Star Wars: The Last Jedi

Star Wars: The Last Jedi ★★★★★

I love and appreciate this film more with each viewing. I think it is the most creative, the most emotional, the most mentally stimulating Star Wars film that’s ever been made. The only Star Wars film that feels like it has truly tight thematic throughlines. It’s second only to Empire, which unfortunately sits on an unmovable pedestal of perfection.

Some more random thoughts:

- There’s a small crack of lightning just before Rey first defies Luke and goes to check out the Jedi Tree. When Rey and Kylo touch hands later, a major lightning storm breaks out while Luke lashes out at Rey. Yoda was trying to get the message across to his pupil without having to come spell it out to him like always.

- “I felt like I could pass on my strength to [Ben]” says Luke early on. Now that I’ve seen the film enough times, I recognise the dovetail right into Yoda’s “Strength... but also weakness” speech at the tree later. “Failure is the greatest teacher of all” also fits very neatly with “That is why you fail” in Empire - I guess Yoda always wanted Luke to fail to lift the X-Wing.

- People complain about the absence of the third lesson from the story, but I feel like I’ve found it - the lightsaber training scene. Defying Luke’s mentorship, Rey trains alone and ends up chopping a rock in half - along with her clumsy attack on the Living Force (“you must feel the force around you... between you... me... the tree... the rock...”), she also causes collateral damage, taking out the Caretakers’ wheelbarrow and narrowly missing the Caretakers themselves in the process. Aggression has consequence. In the very next scene? Her holster is empty (and the blaster itself is never seen again in the film - Rey replacing Han with Luke?), the staff isn’t on her back and the lightsaber isn’t at her waist. She’s starting to learn that you can’t just swing a laser sword around (“your weapons... you will not need them...”).

- Every named male character in the film has a scene where they talk over a woman or take credit for a woman’s accomplishment, including Hux - it’s right there in his limited screentime with Phasma. 

- Rey’s mirror scene continues to stick with me. It feels like such a succinct, powerful metaphor for the battle between self-doubt and self-belief. Rey reaching out for the mirror makes all her previous selves look like they’re pushing the Rey of the now forward, encouraging her to move ahead and go beyond the past.
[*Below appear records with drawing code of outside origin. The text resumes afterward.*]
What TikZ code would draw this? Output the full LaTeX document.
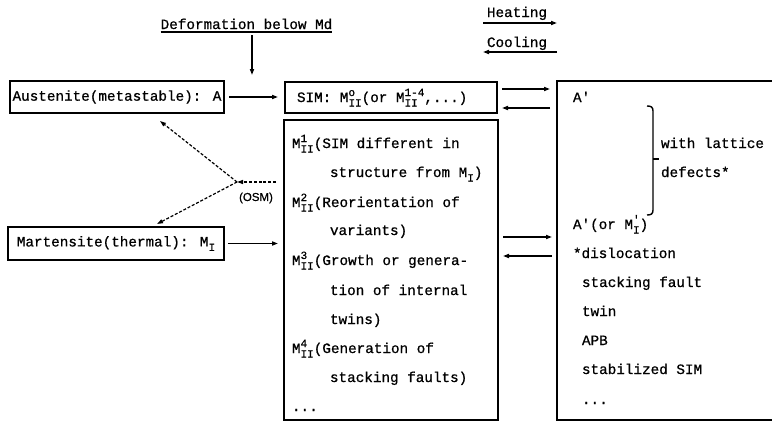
\documentclass[tikz,border=0pt]{standalone}
\usepackage{fontspec}
\newfontfamily\mono{Liberation Mono}[FakeBold=0.8]
\newfontfamily\sansf{Liberation Sans}[FakeBold=0.6]
\usetikzlibrary{arrows.meta}
\newcommand\scr{\mono\fontsize{11}{11}\selectfont}
\newcommand\MS[2]{M\hbox{\setbox0\hbox{\raisebox{6pt}{\scr #1}}\setbox2\hbox{\raisebox{-4.5pt}{\scr #2}}\ifdim\wd0>\wd2 \rlap{\box2}\box0\else\rlap{\box0}\box2\fi}}
\newcommand\MI{M\raisebox{-4.5pt}{\scr I}}
\begin{document}
\begin{tikzpicture}[x=1pt,y=-1pt,
  every node/.style={font=\mono\fontsize{14.3}{17}\selectfont, inner sep=0pt, outer sep=0pt},
  box/.style={draw, line width=2pt, anchor=north west},
  arr/.style={line width=1.5pt, -{Triangle[length=6pt,width=4pt]}},
  dash arr/.style={line width=1.2pt, dash pattern=on 3pt off 1.8pt, -{Triangle[length=6pt,width=4pt]}},
  txt/.style={anchor=base west}]
\useasboundingbox (0,0) rectangle (772,423);

% boxes
\node[box, minimum width=214pt, minimum height=32pt] (A) at (10,81) {Austenite(metastable): A};
\node[box, minimum width=212pt, minimum height=31pt] (SIM) at (285,82) {};
\node[txt] (simt) at (297,102) {SIM: \MS{o}{II}(or \MS{1-4}{II},...)};
\node[box, minimum width=214pt, minimum height=300pt] (Mid) at (284,120) {};
\node[box, minimum width=216pt, minimum height=33pt] (M) at (8,227) {Martensite(thermal): \MI};
\node[anchor=north west, minimum width=215pt, minimum height=339pt] (R) at (557,81) {};
\draw[line width=2pt] (R.north east) -- (R.north west) -- (R.south west) -- (R.south east);

% top labels
\node[anchor=base] (def) at (246.5,29) {Deformation below Md};
\draw[line width=1.2pt] ([yshift=-3pt]def.base west) -- ([yshift=-3pt]def.base east);
\coordinate (d1) at (252,35);
\coordinate (d2) at (252,75);
\draw[arr] (d1) -- (d2);

\node[anchor=base] (heat) at (517,17) {Heating};
\coordinate (h1) at (483,23);
\coordinate (h2) at (557,23);
\draw[arr] (h1) -- (h2);
\node[anchor=base] (cool) at (517,47) {Cooling};
\coordinate (c1) at (483,52);
\coordinate (c2) at (557,52);
\draw[arr] (c2) -- (c1);

% arrows between boxes
\draw[arr, shorten <=5pt, shorten >=7pt] (A.east) -- (A.east -| SIM.west);
\draw[arr, shorten <=4pt, shorten >=6pt] (M.east) -- (M.east -| Mid.west);
\draw[arr, shorten <=5pt, shorten >=7pt] ([yshift=8.5pt]SIM.east) -- ([yshift=8.5pt]SIM.east -| R.west);
\draw[arr, shorten <=7pt, shorten >=5pt] ([yshift=-10.5pt]SIM.east -| R.west) -- ([yshift=-10.5pt]SIM.east);
\draw[arr, shorten <=5pt, shorten >=5pt] ([yshift=33pt]Mid.east) -- ([yshift=33pt]Mid.east -| R.west);
\draw[arr, shorten <=5pt, shorten >=5pt] ([yshift=14pt]Mid.east -| R.west) -- ([yshift=14pt]Mid.east);

% OSM dashed
\coordinate (J) at (237,182);
\coordinate (Jr) at (276,182);
\coordinate (Aa) at (160,121);
\coordinate (Ma) at (157,224);
\draw[dash arr] (Jr) -- (J);
\draw[dash arr] (J) -- (Aa);
\draw[dash arr] (J) -- (Ma);
\node[font=\sansf\fontsize{11.5}{11.5}\selectfont] (osm) at (256,198) {(OSM)};

% middle box text
\node[txt] (m1) at (292,148) {\MS{1}{II}(SIM different in};
\node[txt] (m1b) at (330,177) {structure from \MI)};
\node[txt] (m2) at (292,207) {\MS{2}{II}(Reorientation of};
\node[txt] (m2b) at (330,235) {variants)};
\node[txt] (m3) at (292,265) {\MS{3}{II}(Growth or genera-};
\node[txt] (m3b) at (330,295) {tion of internal};
\node[txt] (m3c) at (330,324) {twins)};
\node[txt] (m4) at (292,353) {\MS{4}{II}(Generation of};
\node[txt] (m4b) at (330,382) {stacking faults)};
\node[txt] (m5) at (292,411) {...};

% right box text
\node[txt] (r1) at (573,102) {A'};
\draw[line width=1.4pt] (647,106) .. controls (651,106) and (653,107) .. (653,111) -- (653,210) .. controls (653,214) and (651,215) .. (647,215);
\draw[line width=1.4pt] (653,159) -- (659,159);
\node[txt] (w1) at (661,148) {with lattice};
\node[txt] (w2) at (661,177) {defects*};
\node[txt] (r2) at (573,229) {A'(or M\hbox{\setbox0\hbox{\raisebox{6pt}{\scr '}}\setbox2\hbox{\raisebox{-4.5pt}{\scr I}}\rlap{\box0}\box2})};
\node[txt] (r3) at (573,258) {*dislocation};
\node[txt] (r4) at (582,287) {stacking fault};
\node[txt] (r5) at (582,316) {twin};
\node[txt] (r6) at (582,345) {APB};
\node[txt] (r7) at (582,374) {stabilized SIM};
\node[txt] (r8) at (582,404) {...};
\end{tikzpicture}
\end{document}
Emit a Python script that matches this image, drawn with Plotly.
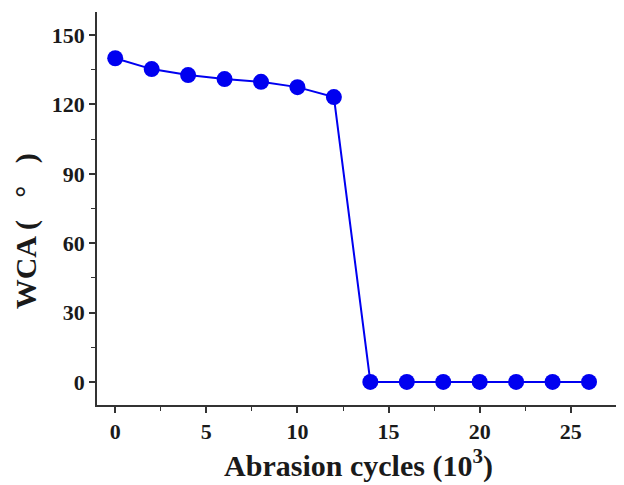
import plotly.graph_objects as go

cycles = [0, 2, 4, 6, 8, 10, 12, 14, 16, 18, 20, 22, 24, 26]
wca = [140, 135.3, 132.7, 131, 129.8, 127.5, 123.2, 0, 0, 0, 0, 0, 0, 0]

x_ticks = [0, 5, 10, 15, 20, 25]
y_ticks = [0, 30, 60, 90, 120, 150]

fig = go.Figure()
fig.add_trace(go.Scatter(
    x=cycles, y=wca, mode="lines+markers",
    line=dict(color="#0000f0", width=2),
    marker=dict(color="#0000f0", size=16),
    cliponaxis=False,
))

tickfont = dict(family="Liberation Serif", size=22, color="#1a1a1a", weight="bold")
titlefont = dict(family="Liberation Serif", size=30, color="#1a1a1a", weight="bold")
fig.update_layout(
    width=616, height=477,
    margin=dict(l=89, r=4, t=4, b=80),
    plot_bgcolor="white", paper_bgcolor="white",
    showlegend=False,
    annotations=[dict(
        text="WCA (   °   )", textangle=-90, showarrow=False,
        xref="paper", yref="paper", x=-0.135, y=0.443,
        xanchor="center", yanchor="middle", font=titlefont,
    )],
)
fig.update_xaxes(
    range=[-1, 27.7], tickvals=x_ticks, ticks="outside", ticklen=6, tickwidth=1.5,
    tickcolor="#333", showline=True, linecolor="#333", linewidth=1.5,
    showgrid=False, zeroline=False, automargin=False,
    tickfont=tickfont,
    minor=dict(dtick=2.5, tick0=0, ticks="outside", ticklen=4, tickcolor="#333", tickwidth=1.2),
    title=dict(text="Abrasion cycles (10<sup>3</sup>)", font=titlefont, standoff=2),
)
fig.update_yaxes(
    range=[-10, 160], tickvals=y_ticks, ticks="outside", ticklen=6, tickwidth=1.5,
    tickcolor="#333", showline=True, linecolor="#333", linewidth=1.5,
    showgrid=False, zeroline=False, automargin=False,
    tickfont=tickfont,
    minor=dict(dtick=15, tick0=0, ticks="outside", ticklen=4, tickcolor="#333", tickwidth=1.2),
)

fig.write_html("out.html")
Yet her lineage, which is tied up in her own image and the self she presents, stares back at her, pushes back, creating a barrier. Rey wanted to learn her destiny but she is forced to face up to the fact she can only truly rely on herself - and she really doesn’t like that answer.

- Luke runs to Rey’s hut after he’s made the force connection with Leia and realised she’s in grave danger. This is what motivates him into action rather than Rey’s repeated attempts to persuade him that the First Order are taking control. As I said in my Empire review, is Luke really interested in the Rebel Alliance at all?

- The very first thing and the very last thing Rey does on Ahch-To is offer Luke his lightsaber. Like Luke when he’s hastily getting into his X-Wing on Dagobah in Empire, Rey still doesn’t quite grasp why Luke threw his weapon over his shoulder. 

- Yoda’s force ghost is so powerful that he can physically put a dent Luke’s forehead. That’s really cute. 

- Rey’s “COME GET SOME” scream to the Praetorian Guard might be the best moment in the whole damn saga

- Snoke’s red banners coming apart and falling down in the wake of his death feels like a Wizard of Oz moment. We’ve pulled back the curtain of the shoddy Snoke characterisation and revealed nothing was behind it. (The massive hologram head at the start of the movie helps sell this idea too).

- I like that Finn’s final uncertainties of allegiance end as he rises back up out of the floor to clobber Phasma. Star Wars REALLY loves the descending/ascending imagery when it comes to rebirth (see also: Han Solo)

- Kylo does a classic Darth Vader force choke on Hux as soon as he’s awake again after losing Rey. After all Snoke’s goading that he’s no Vader, it feels like losing out on his crush’s affections is the thing that’s finally pushed Kylo into full-blown Vaderesque psychopathy and tantrum-throwing. It’s always a girl that sends these guys over the edge, eh?

- The shot of Luke stepping out from the fire of the Crait base to face the sunlight feels like he’s come back from the personal hell of his failure, and he’s all the stronger for it.

- I love that Kylo literally gives up the high ground of his hovering shuttle to take Luke’s bait. In his final ForceTime with Rey, he’s down on his knees, looking up at her as she stands at the top of a ramp. He really fucked it.